SET PROBLEM:
Exclude all pictures, then copy each of the records exactly as written.

ENTRIES:
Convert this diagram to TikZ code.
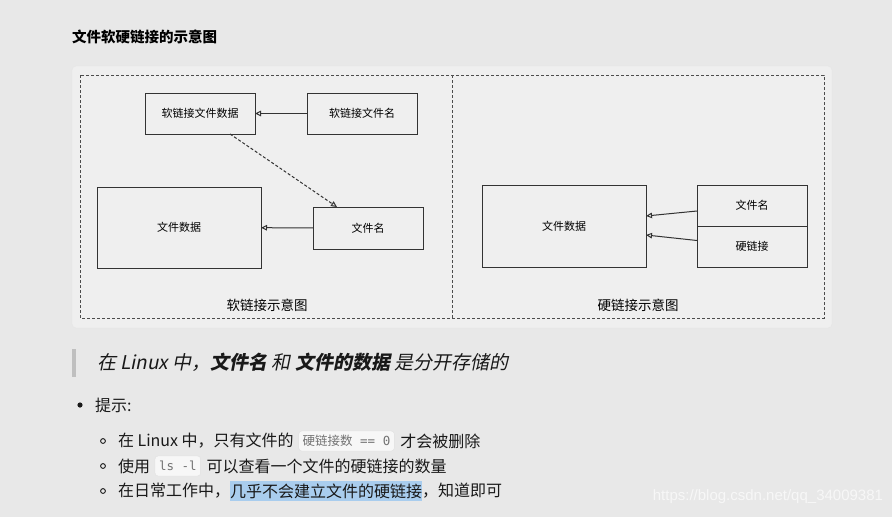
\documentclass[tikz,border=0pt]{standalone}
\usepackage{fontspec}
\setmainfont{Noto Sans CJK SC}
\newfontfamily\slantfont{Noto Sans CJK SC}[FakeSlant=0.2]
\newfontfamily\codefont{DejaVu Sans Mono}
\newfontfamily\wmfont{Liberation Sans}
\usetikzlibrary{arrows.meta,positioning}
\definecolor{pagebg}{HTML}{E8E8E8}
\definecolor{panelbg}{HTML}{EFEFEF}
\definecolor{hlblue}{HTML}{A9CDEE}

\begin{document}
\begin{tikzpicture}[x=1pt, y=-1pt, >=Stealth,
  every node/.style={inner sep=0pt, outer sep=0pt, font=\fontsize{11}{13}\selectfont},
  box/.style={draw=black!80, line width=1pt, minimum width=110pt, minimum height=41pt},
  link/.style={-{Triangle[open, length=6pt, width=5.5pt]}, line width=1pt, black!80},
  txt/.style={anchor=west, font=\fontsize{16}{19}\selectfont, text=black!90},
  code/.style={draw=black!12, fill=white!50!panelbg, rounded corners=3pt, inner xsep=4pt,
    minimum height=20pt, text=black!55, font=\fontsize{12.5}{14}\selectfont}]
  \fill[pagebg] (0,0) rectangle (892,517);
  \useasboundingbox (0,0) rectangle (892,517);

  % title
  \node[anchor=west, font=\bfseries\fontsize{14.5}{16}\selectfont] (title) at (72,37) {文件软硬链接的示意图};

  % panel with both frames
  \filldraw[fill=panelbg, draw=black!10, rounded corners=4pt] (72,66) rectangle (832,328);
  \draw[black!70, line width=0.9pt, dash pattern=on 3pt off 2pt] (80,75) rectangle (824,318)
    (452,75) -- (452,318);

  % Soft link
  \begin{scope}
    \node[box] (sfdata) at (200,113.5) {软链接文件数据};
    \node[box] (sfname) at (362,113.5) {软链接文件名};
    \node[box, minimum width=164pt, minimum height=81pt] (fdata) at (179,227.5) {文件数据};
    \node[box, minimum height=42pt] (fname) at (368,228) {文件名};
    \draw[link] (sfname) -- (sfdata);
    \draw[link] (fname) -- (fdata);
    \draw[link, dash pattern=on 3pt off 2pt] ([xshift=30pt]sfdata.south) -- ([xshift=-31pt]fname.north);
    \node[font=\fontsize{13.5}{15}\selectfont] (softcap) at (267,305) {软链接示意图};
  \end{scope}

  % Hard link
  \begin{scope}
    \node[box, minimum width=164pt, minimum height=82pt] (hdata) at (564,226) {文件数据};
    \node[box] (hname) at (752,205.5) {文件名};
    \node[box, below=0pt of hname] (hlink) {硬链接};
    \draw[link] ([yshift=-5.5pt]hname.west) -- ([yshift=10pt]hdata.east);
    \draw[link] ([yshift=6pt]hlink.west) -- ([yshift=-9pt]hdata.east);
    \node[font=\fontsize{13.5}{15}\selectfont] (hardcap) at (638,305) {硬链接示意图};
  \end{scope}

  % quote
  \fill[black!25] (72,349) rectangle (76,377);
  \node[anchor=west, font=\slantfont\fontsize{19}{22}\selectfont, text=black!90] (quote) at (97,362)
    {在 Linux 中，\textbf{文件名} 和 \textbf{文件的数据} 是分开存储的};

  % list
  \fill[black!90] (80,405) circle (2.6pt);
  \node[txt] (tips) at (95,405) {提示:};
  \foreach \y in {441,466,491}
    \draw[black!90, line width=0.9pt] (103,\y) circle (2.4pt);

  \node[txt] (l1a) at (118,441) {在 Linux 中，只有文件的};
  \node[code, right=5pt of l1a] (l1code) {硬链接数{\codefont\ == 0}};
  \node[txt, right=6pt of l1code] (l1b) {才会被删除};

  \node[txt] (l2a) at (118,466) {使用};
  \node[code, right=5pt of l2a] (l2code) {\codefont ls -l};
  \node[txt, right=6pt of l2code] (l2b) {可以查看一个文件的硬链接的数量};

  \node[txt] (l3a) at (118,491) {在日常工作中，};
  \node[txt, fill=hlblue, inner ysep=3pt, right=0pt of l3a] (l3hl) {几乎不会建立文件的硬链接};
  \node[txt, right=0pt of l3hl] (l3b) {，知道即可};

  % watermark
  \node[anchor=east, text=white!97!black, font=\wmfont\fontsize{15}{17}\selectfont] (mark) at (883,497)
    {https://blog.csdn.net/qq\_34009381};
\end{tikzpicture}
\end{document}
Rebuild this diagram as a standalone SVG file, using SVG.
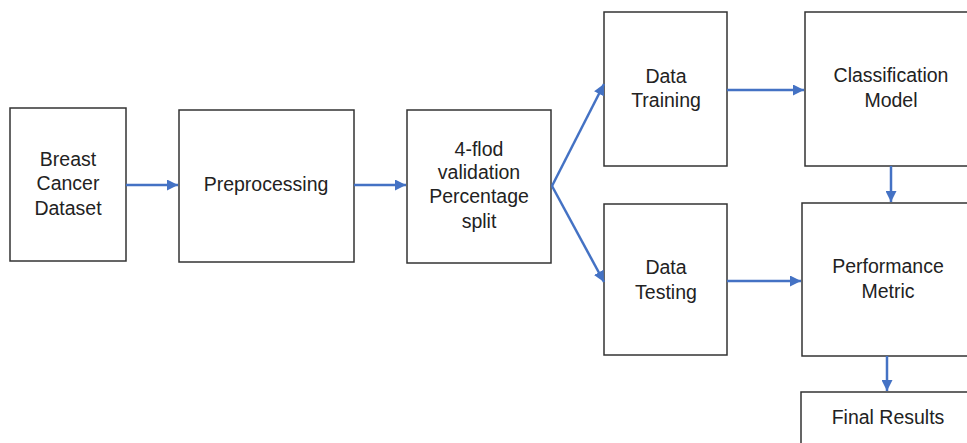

REPLY:
Convert this diagram to TikZ code.
\documentclass[tikz,border=0pt]{standalone}
\usepackage{fontspec}
\setmainfont{Noto Sans CJK SC}
\newfontfamily\slantfont{Noto Sans CJK SC}[FakeSlant=0.2]
\newfontfamily\codefont{DejaVu Sans Mono}
\newfontfamily\wmfont{Liberation Sans}
\usetikzlibrary{arrows.meta,positioning}
\definecolor{pagebg}{HTML}{E8E8E8}
\definecolor{panelbg}{HTML}{EFEFEF}
\definecolor{hlblue}{HTML}{A9CDEE}

\begin{document}
\begin{tikzpicture}[x=1pt, y=-1pt, >=Stealth,
  every node/.style={inner sep=0pt, outer sep=0pt, font=\fontsize{11}{13}\selectfont},
  box/.style={draw=black!80, line width=1pt, minimum width=110pt, minimum height=41pt},
  link/.style={-{Triangle[open, length=6pt, width=5.5pt]}, line width=1pt, black!80},
  txt/.style={anchor=west, font=\fontsize{16}{19}\selectfont, text=black!90},
  code/.style={draw=black!12, fill=white!50!panelbg, rounded corners=3pt, inner xsep=4pt,
    minimum height=20pt, text=black!55, font=\fontsize{12.5}{14}\selectfont}]
  \fill[pagebg] (0,0) rectangle (892,517);
  \useasboundingbox (0,0) rectangle (892,517);

  % title
  \node[anchor=west, font=\bfseries\fontsize{14.5}{16}\selectfont] (title) at (72,37) {文件软硬链接的示意图};

  % panel with both frames
  \filldraw[fill=panelbg, draw=black!10, rounded corners=4pt] (72,66) rectangle (832,328);
  \draw[black!70, line width=0.9pt, dash pattern=on 3pt off 2pt] (80,75) rectangle (824,318)
    (452,75) -- (452,318);

  % Soft link
  \begin{scope}
    \node[box] (sfdata) at (200,113.5) {软链接文件数据};
    \node[box] (sfname) at (362,113.5) {软链接文件名};
    \node[box, minimum width=164pt, minimum height=81pt] (fdata) at (179,227.5) {文件数据};
    \node[box, minimum height=42pt] (fname) at (368,228) {文件名};
    \draw[link] (sfname) -- (sfdata);
    \draw[link] (fname) -- (fdata);
    \draw[link, dash pattern=on 3pt off 2pt] ([xshift=30pt]sfdata.south) -- ([xshift=-31pt]fname.north);
    \node[font=\fontsize{13.5}{15}\selectfont] (softcap) at (267,305) {软链接示意图};
  \end{scope}

  % Hard link
  \begin{scope}
    \node[box, minimum width=164pt, minimum height=82pt] (hdata) at (564,226) {文件数据};
    \node[box] (hname) at (752,205.5) {文件名};
    \node[box, below=0pt of hname] (hlink) {硬链接};
    \draw[link] ([yshift=-5.5pt]hname.west) -- ([yshift=10pt]hdata.east);
    \draw[link] ([yshift=6pt]hlink.west) -- ([yshift=-9pt]hdata.east);
    \node[font=\fontsize{13.5}{15}\selectfont] (hardcap) at (638,305) {硬链接示意图};
  \end{scope}

  % quote
  \fill[black!25] (72,349) rectangle (76,377);
  \node[anchor=west, font=\slantfont\fontsize{19}{22}\selectfont, text=black!90] (quote) at (97,362)
    {在 Linux 中，\textbf{文件名} 和 \textbf{文件的数据} 是分开存储的};

  % list
  \fill[black!90] (80,405) circle (2.6pt);
  \node[txt] (tips) at (95,405) {提示:};
  \foreach \y in {441,466,491}
    \draw[black!90, line width=0.9pt] (103,\y) circle (2.4pt);

  \node[txt] (l1a) at (118,441) {在 Linux 中，只有文件的};
  \node[code, right=5pt of l1a] (l1code) {硬链接数{\codefont\ == 0}};
  \node[txt, right=6pt of l1code] (l1b) {才会被删除};

  \node[txt] (l2a) at (118,466) {使用};
  \node[code, right=5pt of l2a] (l2code) {\codefont ls -l};
  \node[txt, right=6pt of l2code] (l2b) {可以查看一个文件的硬链接的数量};

  \node[txt] (l3a) at (118,491) {在日常工作中，};
  \node[txt, fill=hlblue, inner ysep=3pt, right=0pt of l3a] (l3hl) {几乎不会建立文件的硬链接};
  \node[txt, right=0pt of l3hl] (l3b) {，知道即可};

  % watermark
  \node[anchor=east, text=white!97!black, font=\wmfont\fontsize{15}{17}\selectfont] (mark) at (883,497)
    {https://blog.csdn.net/qq\_34009381};
\end{tikzpicture}
\end{document}
Rebuild this diagram as a standalone SVG file, using SVG.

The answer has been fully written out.